**WHAT YOU HAVE TO DO**
Leave out any picture and return the remaining listing below exactly as given.

**DATASET CONTENT**

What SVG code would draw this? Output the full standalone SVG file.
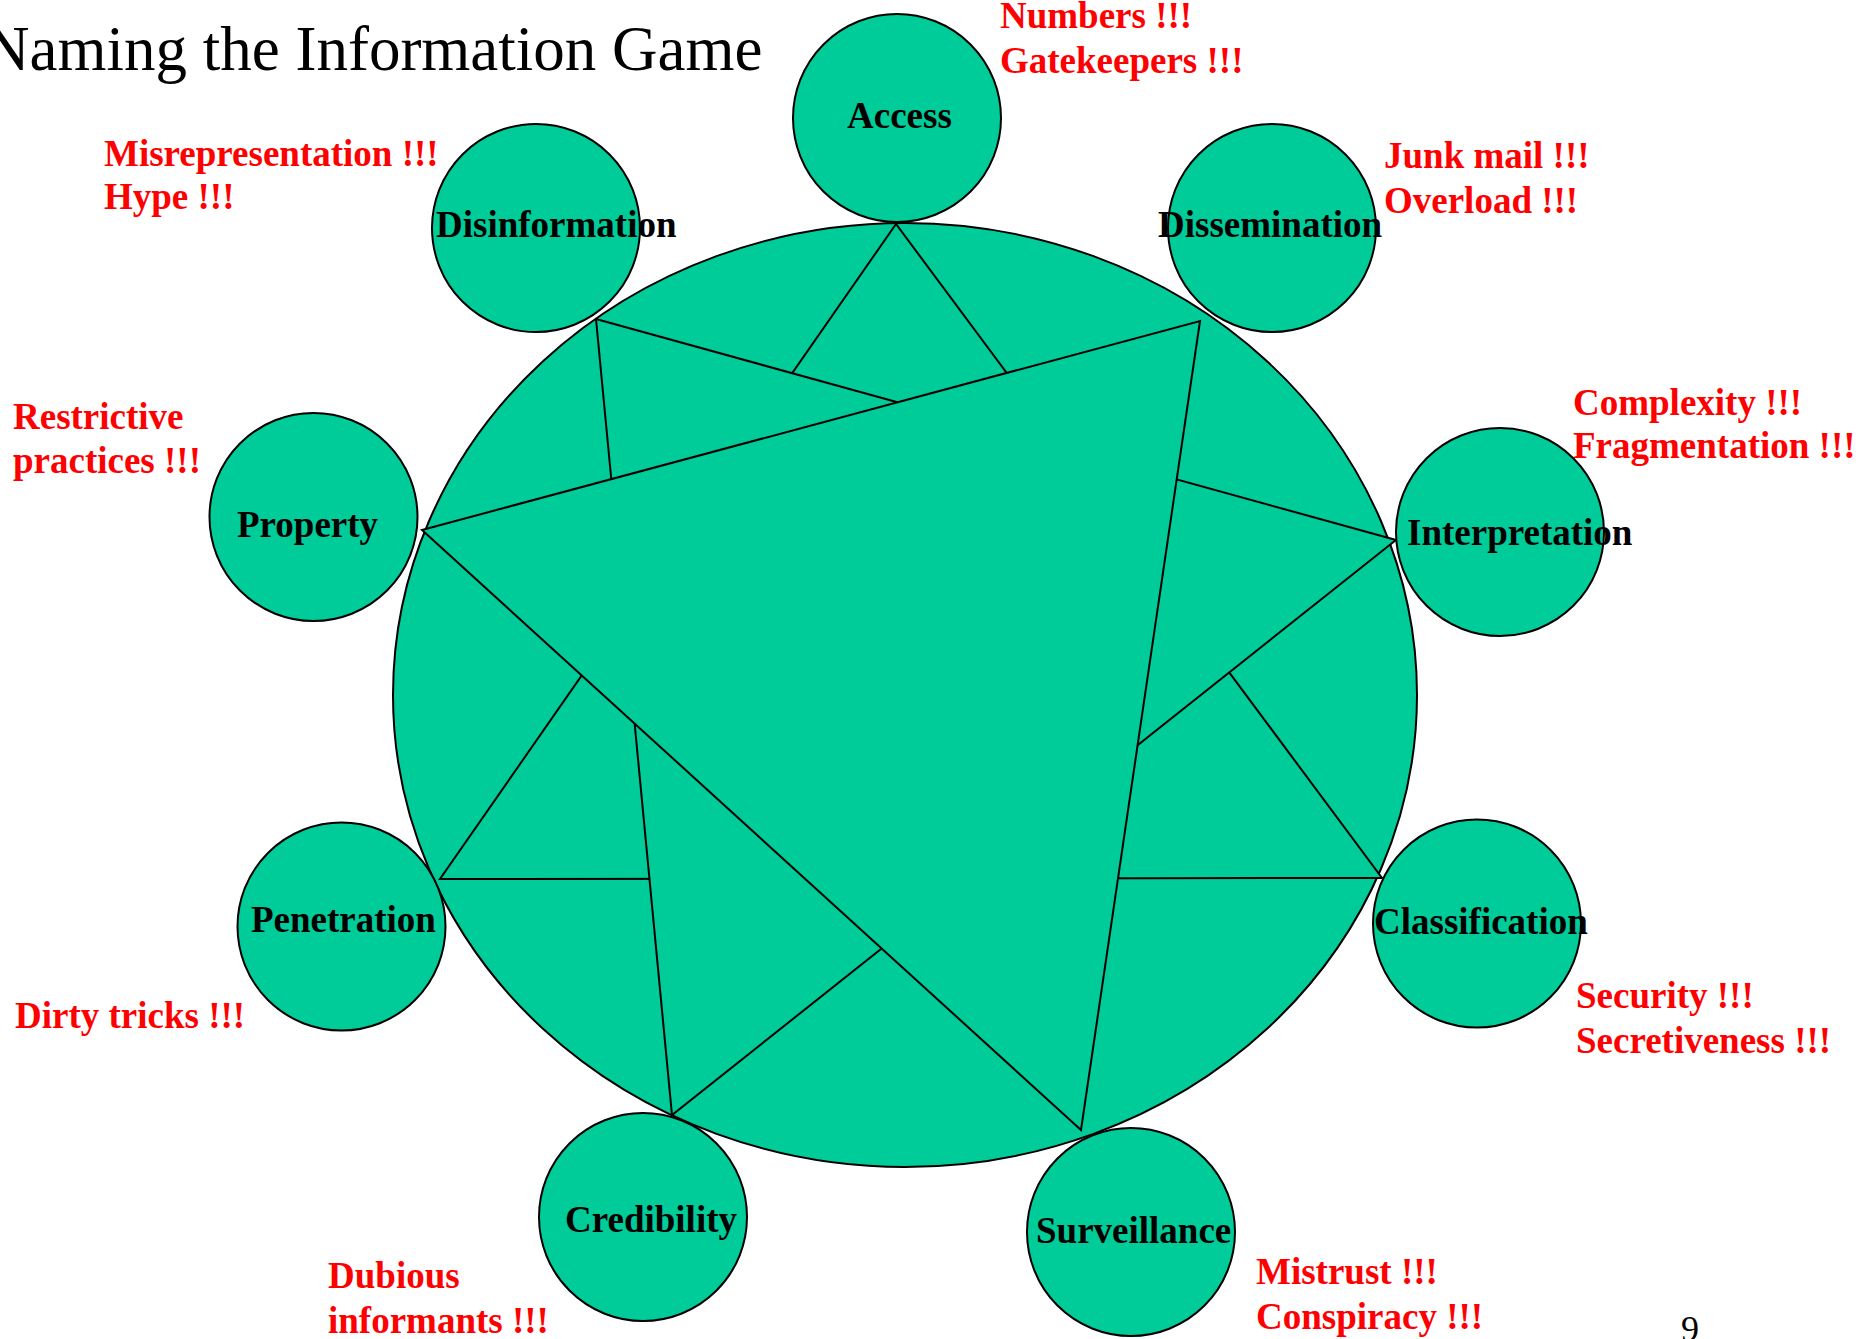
<svg xmlns="http://www.w3.org/2000/svg" width="1858" height="1339" viewBox="0 0 1858 1339">
<style>
.shape{fill:#00CC99;stroke:#000;stroke-width:2}
.lbl{font-family:"Liberation Serif","Times New Roman",serif;font-weight:bold;font-size:37px;fill:#000}
.note{font-family:"Liberation Serif","Times New Roman",serif;font-weight:bold;font-size:37px;fill:#FF0000}
.title{font-family:"Liberation Serif","Times New Roman",serif;font-size:63px;fill:#000}
</style>
<rect width="1858" height="1339" fill="#fff"/>
<text class="title" x="-16" y="70">Naming the Information Game</text>
<g id="hub">
<ellipse class="shape" cx="905" cy="695" rx="512" ry="472"/>
</g>
<g id="connectors">
<polygon class="shape" points="896,224 440,879 1382,878"/>
<polygon class="shape" points="596,319 1396,540 672,1115"/>
<polygon class="shape" points="422,530 1200,321 1081,1130"/>
</g>
<g id="access">
<circle class="shape" cx="897" cy="118" r="104"/>
<text class="lbl" x="847" y="128">Access</text>
<text class="note" x="1000" y="28">Numbers !!!</text>
<text class="note" x="1000" y="73">Gatekeepers !!!</text>
</g>
<g id="disinformation">
<circle class="shape" cx="536" cy="228" r="104"/>
<text class="lbl" x="436" y="237">Disinformation</text>
<text class="note" x="104" y="166">Misrepresentation !!!</text>
<text class="note" x="104" y="209">Hype !!!</text>
</g>
<g id="dissemination">
<circle class="shape" cx="1272" cy="228" r="104"/>
<text class="lbl" x="1158" y="237">Dissemination</text>
<text class="note" x="1384" y="168">Junk mail !!!</text>
<text class="note" x="1384" y="213">Overload !!!</text>
</g>
<g id="property">
<circle class="shape" cx="313.5" cy="517" r="104"/>
<text class="lbl" x="237" y="537">Property</text>
<text class="note" x="13" y="429">Restrictive</text>
<text class="note" x="13" y="473">practices !!!</text>
</g>
<g id="interpretation">
<circle class="shape" cx="1500" cy="532" r="104"/>
<text class="lbl" x="1407" y="545">Interpretation</text>
<text class="note" x="1573" y="415">Complexity !!!</text>
<text class="note" x="1573" y="458">Fragmentation !!!</text>
</g>
<g id="penetration">
<circle class="shape" cx="341.5" cy="926.5" r="104"/>
<text class="lbl" x="251" y="932">Penetration</text>
<text class="note" x="15" y="1028">Dirty tricks !!!</text>
</g>
<g id="classification">
<circle class="shape" cx="1477" cy="923.5" r="104"/>
<text class="lbl" x="1374" y="934">Classification</text>
<text class="note" x="1576" y="1008">Security !!!</text>
<text class="note" x="1576" y="1053">Secretiveness !!!</text>
</g>
<g id="credibility">
<circle class="shape" cx="643" cy="1217" r="104"/>
<text class="lbl" x="565" y="1232">Credibility</text>
<text class="note" x="328" y="1288">Dubious</text>
<text class="note" x="328" y="1333">informants !!!</text>
</g>
<g id="surveillance">
<circle class="shape" cx="1131" cy="1232" r="104"/>
<text class="lbl" x="1036" y="1243">Surveillance</text>
<text class="note" x="1256" y="1284">Mistrust !!!</text>
<text class="note" x="1256" y="1329">Conspiracy !!!</text>
</g>
<text x="1681" y="1341" style="font-family:'Liberation Serif','Times New Roman',serif;font-size:36px;fill:#000">9</text>
</svg>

**EXPECTED OUTPUT**
What SVG code would draw this? Output the full standalone SVG file.
<svg xmlns="http://www.w3.org/2000/svg" width="1858" height="1339" viewBox="0 0 1858 1339">
<style>
.shape{fill:#00CC99;stroke:#000;stroke-width:2}
.lbl{font-family:"Liberation Serif","Times New Roman",serif;font-weight:bold;font-size:37px;fill:#000}
.note{font-family:"Liberation Serif","Times New Roman",serif;font-weight:bold;font-size:37px;fill:#FF0000}
.title{font-family:"Liberation Serif","Times New Roman",serif;font-size:63px;fill:#000}
</style>
<rect width="1858" height="1339" fill="#fff"/>
<text class="title" x="-16" y="70">Naming the Information Game</text>
<g id="hub">
<ellipse class="shape" cx="905" cy="695" rx="512" ry="472"/>
</g>
<g id="connectors">
<polygon class="shape" points="896,224 440,879 1382,878"/>
<polygon class="shape" points="596,319 1396,540 672,1115"/>
<polygon class="shape" points="422,530 1200,321 1081,1130"/>
</g>
<g id="access">
<circle class="shape" cx="897" cy="118" r="104"/>
<text class="lbl" x="847" y="128">Access</text>
<text class="note" x="1000" y="28">Numbers !!!</text>
<text class="note" x="1000" y="73">Gatekeepers !!!</text>
</g>
<g id="disinformation">
<circle class="shape" cx="536" cy="228" r="104"/>
<text class="lbl" x="436" y="237">Disinformation</text>
<text class="note" x="104" y="166">Misrepresentation !!!</text>
<text class="note" x="104" y="209">Hype !!!</text>
</g>
<g id="dissemination">
<circle class="shape" cx="1272" cy="228" r="104"/>
<text class="lbl" x="1158" y="237">Dissemination</text>
<text class="note" x="1384" y="168">Junk mail !!!</text>
<text class="note" x="1384" y="213">Overload !!!</text>
</g>
<g id="property">
<circle class="shape" cx="313.5" cy="517" r="104"/>
<text class="lbl" x="237" y="537">Property</text>
<text class="note" x="13" y="429">Restrictive</text>
<text class="note" x="13" y="473">practices !!!</text>
</g>
<g id="interpretation">
<circle class="shape" cx="1500" cy="532" r="104"/>
<text class="lbl" x="1407" y="545">Interpretation</text>
<text class="note" x="1573" y="415">Complexity !!!</text>
<text class="note" x="1573" y="458">Fragmentation !!!</text>
</g>
<g id="penetration">
<circle class="shape" cx="341.5" cy="926.5" r="104"/>
<text class="lbl" x="251" y="932">Penetration</text>
<text class="note" x="15" y="1028">Dirty tricks !!!</text>
</g>
<g id="classification">
<circle class="shape" cx="1477" cy="923.5" r="104"/>
<text class="lbl" x="1374" y="934">Classification</text>
<text class="note" x="1576" y="1008">Security !!!</text>
<text class="note" x="1576" y="1053">Secretiveness !!!</text>
</g>
<g id="credibility">
<circle class="shape" cx="643" cy="1217" r="104"/>
<text class="lbl" x="565" y="1232">Credibility</text>
<text class="note" x="328" y="1288">Dubious</text>
<text class="note" x="328" y="1333">informants !!!</text>
</g>
<g id="surveillance">
<circle class="shape" cx="1131" cy="1232" r="104"/>
<text class="lbl" x="1036" y="1243">Surveillance</text>
<text class="note" x="1256" y="1284">Mistrust !!!</text>
<text class="note" x="1256" y="1329">Conspiracy !!!</text>
</g>
<text x="1681" y="1341" style="font-family:'Liberation Serif','Times New Roman',serif;font-size:36px;fill:#000">9</text>
</svg>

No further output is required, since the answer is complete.